On the other side of the political spectrum, the other sad reality is the fact that those people in the lowest income tax bracket do not know that they are pawns of the political left.

Those on the left always claim to be champions of the common American. They support the poorest of the American people with things like income tax bracketing, minimum wage hikes, union support, welfare, and many other economic sanctions.

On the surface, then, it might look like a great idea that most liberal-minded people support a minimum wage increase. An increase in the minimum wage, they say, would give the American worker better means to live, to support a family, or to provide for any other basic needs.

Sure, this might decrease the amount of profit that huge corporations can make. If they are required by law to pay their employees more money, regardless of whether or not the employees have earned more money for the work that they do, then it might cut into their profits a little. That’s a small price to sacrifice for the good of society.

Except that when the American government makes it more expensive for a corporation to operate in the United States, the corporation moves its lowest-paying jobs and unskilled labor to other countries, a practice known as “outsourcing” jobs.

The left of the political strata, on the surface, hates the idea of outsourcing. It creates unemployment as corporations move their jobs abroad. But they realize that the implications of raising the minimum wage and implementing other policies that penalize corporations but promote the lower class make it more expensive for companies to operate. And, since companies exist to make money (even though a good portion of Americans think it is the companies’ social duty to be a sort of welfare system), it follows that they will operate wherever it is most cost-effective to do so.

It is an apparent contradiction within the Democratic Party. All things considered, raising the minimum wage actually increases the amount of lower-class citizens within the United States. But it doesn’t do this strictly by forcing big business to outsource. Small businesses will a hit as well unless the Republicans in Congress can get tax reform passed as pork barrel legislation.

A small business that is required to pay a dollar or two more per hour to all of its minimum wage workers is going to be forced to either increase the cost of its goods or services or lay off a portion of those workers to offset profit losses. Overall, these increased costs of living (greater prices for goods and services) or layoffs certainly are not good for the people who are living off of minimum wage.

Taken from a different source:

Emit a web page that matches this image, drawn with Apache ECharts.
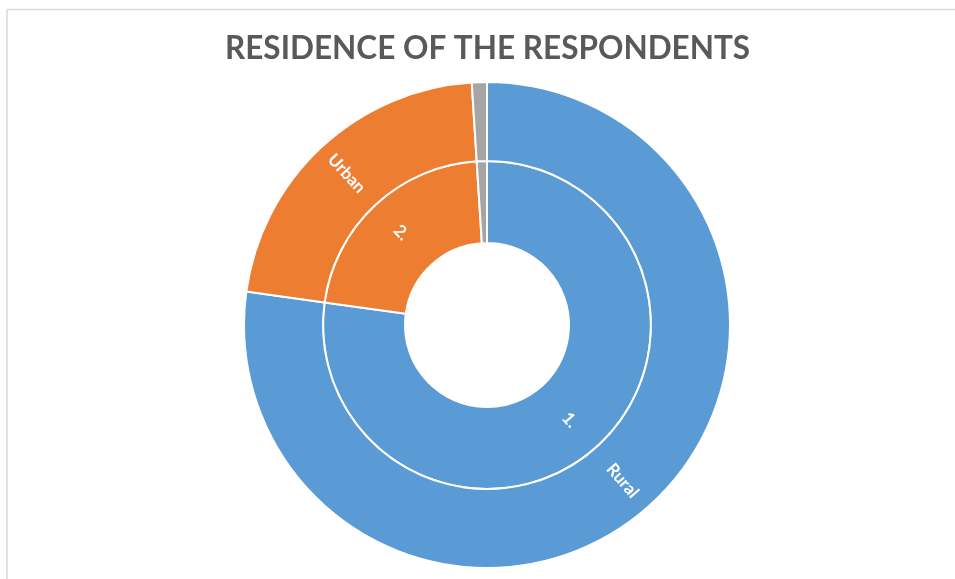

It seems as though the only reasoning for increasing the minimum wage is to increase the amount of low-class citizens within the United States. After all, these people tend to vote for the politicians who raise their standards of living, and whatever a party can do to increase its voter base it will do. Even if it is an extremely short-sighted policy.

It is just a matter of time before people realize that they are being used by the government, either by the left or the right, and both in ways and means that the government should have no authority over in the first place. It is interesting, however, to consider that the political right doesn’t create religious people, they only mobilize them to vote. On the other hand, the political left creates its own voter base by exploiting and expanding the poor with harmful short-term policies like raising the minimum wage. Although both practices are abhorable, the greater political sin should be apparent.